Output the first line of the listing and each line after it, up to and including the line that contains "var yTicks = [0, 5, 10, 15, 20, 25, 30, 35];", exactly as written, minus the pictures.

____________

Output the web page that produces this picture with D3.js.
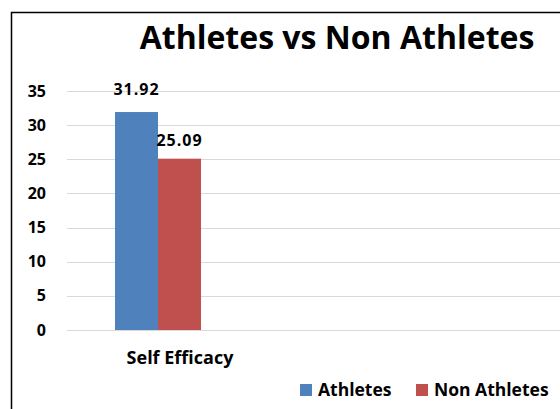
<!DOCTYPE html>
<html>
<head>
<meta charset="utf-8">
<script src="https://cdn.jsdelivr.net/npm/d3@7/dist/d3.min.js"></script>
<style>
    body { margin: 0; background: #fff; }
    svg { display: block; }
    text { font-family: "Open Sans", sans-serif; font-weight: bold; fill: #000; }
</style>
</head>
<body>
<svg id="chart" width="560" height="409"></svg>
<script>
// chart data
var categories = ["Self Efficacy"];
var seriesNames = ["Athletes", "Non Athletes"];
var athletes = [31.92];
var nonAthletes = [25.09];
var yTicks = [0, 5, 10, 15, 20, 25, 30, 35];

var colors = ["#4F81BD", "#C0504D"];
var labelGap = [17, 13];
var seriesValues = [athletes, nonAthletes];

var svg = d3.select("#chart");

// outer frame of the chart (cut off at right and bottom)
svg.append("path")
    .attr("d", "M11.5,409V12.5H560")
    .attr("stroke", "#000")
    .attr("stroke-width", 1.5)
    .attr("fill", "none");

var plotLeft = 67, plotRight = 560, plotTop = 91, plotBottom = 330;

var y = d3.scaleLinear()
    .domain([0, 35])
    .range([plotBottom, plotTop]);

// category band, bars sit in the left part of it (Excel spacing)
var x0 = d3.scaleBand()
    .domain(categories)
    .range([plotLeft, plotLeft + 226])
    .padding(0);

var x1 = d3.scaleBand()
    .domain(seriesNames)
    .range([48, 134])
    .padding(0);

// gridlines
svg.append("g")
    .selectAll("line")
    .data(yTicks)
    .enter()
    .append("line")
    .attr("x1", plotLeft)
    .attr("x2", plotRight)
    .attr("y1", function (d) { return Math.round(y(d)) + 0.5; })
    .attr("y2", function (d) { return Math.round(y(d)) + 0.5; })
    .attr("stroke", "#d9d9d9")
    .attr("stroke-width", 1);

// y axis labels
var yAxis = d3.axisLeft(y)
    .tickValues(yTicks)
    .tickSize(0)
    .tickPadding(0);

var yG = svg.append("g")
    .attr("transform", "translate(46,0)")
    .call(yAxis);
yG.select(".domain").remove();
yG.attr("font-family", null).attr("font-size", null);
yG.selectAll("text")
    .attr("font-size", 16)
    .attr("fill", "#000");

// bars
var rows = categories.map(function (c, i) {
    return seriesNames.map(function (s, j) {
        return { cat: c, series: s, value: seriesValues[j][i], color: colors[j], gap: labelGap[j] };
    });
});

var groups = svg.selectAll(".cat")
    .data(rows)
    .enter()
    .append("g")
    .attr("class", "cat")
    .attr("transform", function (d, i) { return "translate(" + x0(categories[i]) + ",0)"; });

groups.selectAll("rect")
    .data(function (d) { return d; })
    .enter()
    .append("rect")
    .attr("x", function (d) { return x1(d.series); })
    .attr("y", function (d) { return y(d.value); })
    .attr("width", x1.bandwidth())
    .attr("height", function (d) { return y(0) - y(d.value); })
    .attr("fill", function (d) { return d.color; });

groups.selectAll(".val")
    .data(function (d) { return d; })
    .enter()
    .append("text")
    .attr("class", "val")
    .attr("x", function (d) { return x1(d.series) + x1.bandwidth() / 2; })
    .attr("y", function (d) { return y(d.value) - d.gap; })
    .attr("text-anchor", "middle")
    .attr("font-size", 16)
    .attr("letter-spacing", 1)
    .text(function (d) { return d.value.toFixed(2); });

// category labels
svg.selectAll(".catLabel")
    .data(categories)
    .enter()
    .append("text")
    .attr("class", "catLabel")
    .attr("x", function (d) { return x0(d) + x0.bandwidth() / 2; })
    .attr("y", 364)
    .attr("text-anchor", "middle")
    .attr("font-size", 18)
    .text(function (d) { return d; });

// title
svg.append("text")
    .attr("x", 337)
    .attr("y", 49)
    .attr("text-anchor", "middle")
    .attr("font-size", 32)
    .text("Athletes vs Non Athletes");

// legend
var legendX = [300, 416];
var legend = svg.selectAll(".legend")
    .data(seriesNames)
    .enter()
    .append("g")
    .attr("class", "legend")
    .attr("transform", function (d, i) { return "translate(" + legendX[i] + ",384)"; });

legend.append("rect")
    .attr("width", 12)
    .attr("height", 12)
    .attr("fill", function (d, i) { return colors[i]; });

legend.append("text")
    .attr("x", 18)
    .attr("y", 11.5)
    .attr("font-size", 17.5)
    .text(function (d) { return d; });
</script>
</body>
</html>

____________

# FULL SOLUTION
Output the web page that produces this picture with D3.js.
<!DOCTYPE html>
<html>
<head>
<meta charset="utf-8">
<script src="https://cdn.jsdelivr.net/npm/d3@7/dist/d3.min.js"></script>
<style>
    body { margin: 0; background: #fff; }
    svg { display: block; }
    text { font-family: "Open Sans", sans-serif; font-weight: bold; fill: #000; }
</style>
</head>
<body>
<svg id="chart" width="560" height="409"></svg>
<script>
// chart data
var categories = ["Self Efficacy"];
var seriesNames = ["Athletes", "Non Athletes"];
var athletes = [31.92];
var nonAthletes = [25.09];
var yTicks = [0, 5, 10, 15, 20, 25, 30, 35];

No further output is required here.